◆ Task details ◆
Give every line of the data again, unchanged, but with no pictures.

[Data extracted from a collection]
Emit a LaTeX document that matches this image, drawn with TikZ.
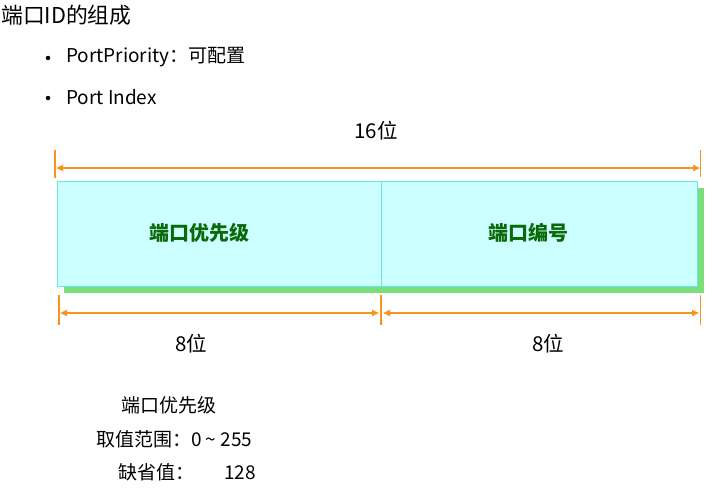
\documentclass[tikz,border=0pt]{standalone}
\usepackage{fontspec}
\setmainfont{Noto Sans CJK SC}
\usetikzlibrary{arrows.meta}
\definecolor{dimorange}{HTML}{F7941D}
\definecolor{cellfill}{HTML}{CCFFFF}
\definecolor{celledge}{HTML}{66E6E6}
\definecolor{shadowgreen}{HTML}{7ADF7A}
\definecolor{labelgreen}{HTML}{0A6A0A}
\tikzset{
  dimline/.style={draw=dimorange, line width=2pt, {Triangle[length=7pt,width=6pt]}-{Triangle[length=7pt,width=6pt]}},
  dimtick/.style={draw=dimorange, line width=1.6pt},
  cell/.style={draw=celledge, fill=cellfill, line width=1pt},
  celltext/.style={font=\fontsize{20}{22}\selectfont\bfseries, text=labelgreen},
  plain/.style={font=\fontsize{19}{22}\selectfont, text=black, inner sep=0pt},
  bulletdot/.style={circle, fill=black, inner sep=0pt, minimum size=4.5pt},
}
\begin{document}
\begin{tikzpicture}[x=1pt,y=-1pt]
\useasboundingbox (0,0) rectangle (717,487);
% texts at top
\node[plain, anchor=west, font=\fontsize{21.8}{24}\selectfont] (title) at (1,15) {端口ID的组成};
\node[bulletdot] (b1) at (48,58) {};
\node[plain, anchor=west] (t1) at (66,57) {PortPriority：可配置};
\node[bulletdot] (b2) at (48,98) {};
\node[plain, anchor=west] (t2) at (66,97) {Port Index};
\node[plain, font=\fontsize{20.5}{22}\selectfont] (sixteen) at (376,131) {16位};
% shadow and cells
\fill[shadowgreen] (64,188) rectangle (704,293);
\draw[cell] (57.5,181) rectangle (381,286);
\draw[cell] (381,181) rectangle (697.5,286);
\node[celltext] (prio) at (199,233) {端口优先级};
\node[celltext] (idx) at (528,233) {端口编号};
% top dimension
\coordinate (tl) at (55,150);
\coordinate (tlb) at (55,178);
\coordinate (tr) at (700.5,150);
\coordinate (trb) at (700.5,177);
\draw[dimtick] (tl) -- (tlb);
\draw[dimtick] (tr) -- (trb);
\coordinate (ta) at (56,168);
\coordinate (tb) at (700,168);
\draw[dimline] (ta) -- (tb);
% bottom dimensions
\coordinate (bl) at (59,295);
\coordinate (blb) at (59,325);
\coordinate (bm) at (381,295);
\coordinate (bmb) at (381,325);
\coordinate (br) at (700.5,295);
\coordinate (brb) at (700.5,325);
\draw[dimtick] (bl) -- (blb);
\draw[dimtick] (bm) -- (bmb);
\draw[dimtick] (br) -- (brb);
\coordinate (la) at (60,313);
\coordinate (lb) at (379,313);
\coordinate (ra) at (383,313);
\coordinate (rb) at (699,313);
\draw[dimline] (la) -- (lb);
\draw[dimline] (ra) -- (rb);
\node[plain, font=\fontsize{20.5}{22}\selectfont] (eightl) at (191,344) {8位};
\node[plain, font=\fontsize{20.5}{22}\selectfont] (eightr) at (548,344) {8位};
% notes
\node[plain] (n1) at (169,405) {端口优先级};
\node[plain, anchor=west] (n2) at (96,439) {取值范围：0 \textasciitilde\ 255};
\node[plain, anchor=west] (n3) at (118,472) {缺省值：\hspace{30pt}128};
\end{tikzpicture}
\end{document}
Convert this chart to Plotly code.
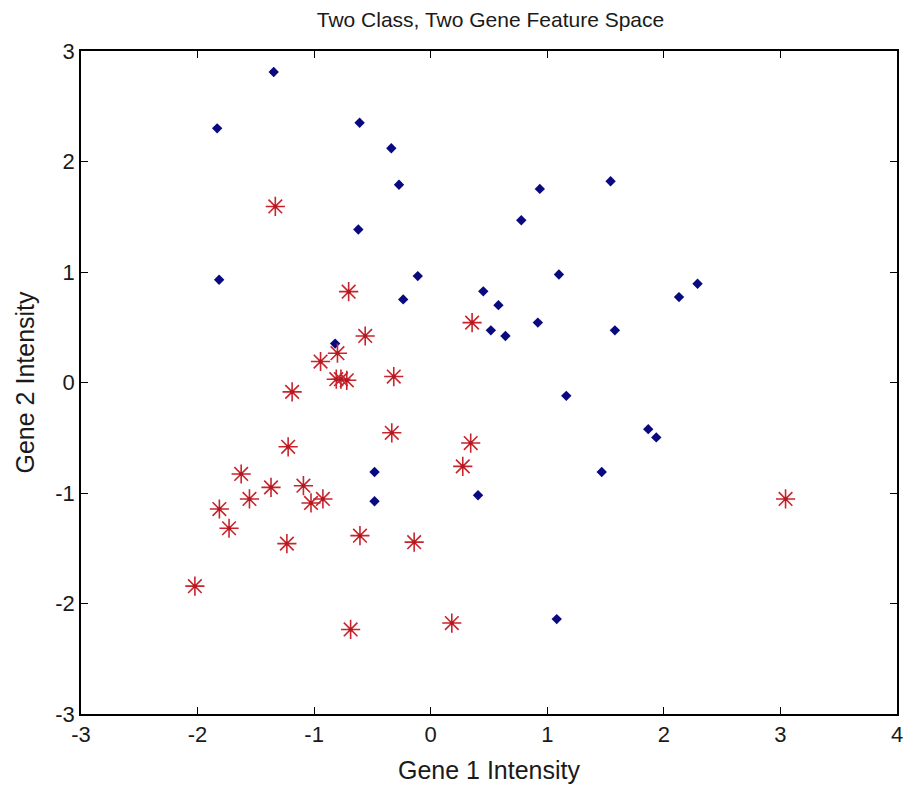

◆ Task answer ◆
Emit a LaTeX document that matches this image, drawn with TikZ.
\documentclass[tikz,border=0pt]{standalone}
\usepackage{fontspec}
\setmainfont{Noto Sans CJK SC}
\usetikzlibrary{arrows.meta}
\definecolor{dimorange}{HTML}{F7941D}
\definecolor{cellfill}{HTML}{CCFFFF}
\definecolor{celledge}{HTML}{66E6E6}
\definecolor{shadowgreen}{HTML}{7ADF7A}
\definecolor{labelgreen}{HTML}{0A6A0A}
\tikzset{
  dimline/.style={draw=dimorange, line width=2pt, {Triangle[length=7pt,width=6pt]}-{Triangle[length=7pt,width=6pt]}},
  dimtick/.style={draw=dimorange, line width=1.6pt},
  cell/.style={draw=celledge, fill=cellfill, line width=1pt},
  celltext/.style={font=\fontsize{20}{22}\selectfont\bfseries, text=labelgreen},
  plain/.style={font=\fontsize{19}{22}\selectfont, text=black, inner sep=0pt},
  bulletdot/.style={circle, fill=black, inner sep=0pt, minimum size=4.5pt},
}
\begin{document}
\begin{tikzpicture}[x=1pt,y=-1pt]
\useasboundingbox (0,0) rectangle (717,487);
% texts at top
\node[plain, anchor=west, font=\fontsize{21.8}{24}\selectfont] (title) at (1,15) {端口ID的组成};
\node[bulletdot] (b1) at (48,58) {};
\node[plain, anchor=west] (t1) at (66,57) {PortPriority：可配置};
\node[bulletdot] (b2) at (48,98) {};
\node[plain, anchor=west] (t2) at (66,97) {Port Index};
\node[plain, font=\fontsize{20.5}{22}\selectfont] (sixteen) at (376,131) {16位};
% shadow and cells
\fill[shadowgreen] (64,188) rectangle (704,293);
\draw[cell] (57.5,181) rectangle (381,286);
\draw[cell] (381,181) rectangle (697.5,286);
\node[celltext] (prio) at (199,233) {端口优先级};
\node[celltext] (idx) at (528,233) {端口编号};
% top dimension
\coordinate (tl) at (55,150);
\coordinate (tlb) at (55,178);
\coordinate (tr) at (700.5,150);
\coordinate (trb) at (700.5,177);
\draw[dimtick] (tl) -- (tlb);
\draw[dimtick] (tr) -- (trb);
\coordinate (ta) at (56,168);
\coordinate (tb) at (700,168);
\draw[dimline] (ta) -- (tb);
% bottom dimensions
\coordinate (bl) at (59,295);
\coordinate (blb) at (59,325);
\coordinate (bm) at (381,295);
\coordinate (bmb) at (381,325);
\coordinate (br) at (700.5,295);
\coordinate (brb) at (700.5,325);
\draw[dimtick] (bl) -- (blb);
\draw[dimtick] (bm) -- (bmb);
\draw[dimtick] (br) -- (brb);
\coordinate (la) at (60,313);
\coordinate (lb) at (379,313);
\coordinate (ra) at (383,313);
\coordinate (rb) at (699,313);
\draw[dimline] (la) -- (lb);
\draw[dimline] (ra) -- (rb);
\node[plain, font=\fontsize{20.5}{22}\selectfont] (eightl) at (191,344) {8位};
\node[plain, font=\fontsize{20.5}{22}\selectfont] (eightr) at (548,344) {8位};
% notes
\node[plain] (n1) at (169,405) {端口优先级};
\node[plain, anchor=west] (n2) at (96,439) {取值范围：0 \textasciitilde\ 255};
\node[plain, anchor=west] (n3) at (118,472) {缺省值：\hspace{30pt}128};
\end{tikzpicture}
\end{document}
Convert this chart to Plotly code.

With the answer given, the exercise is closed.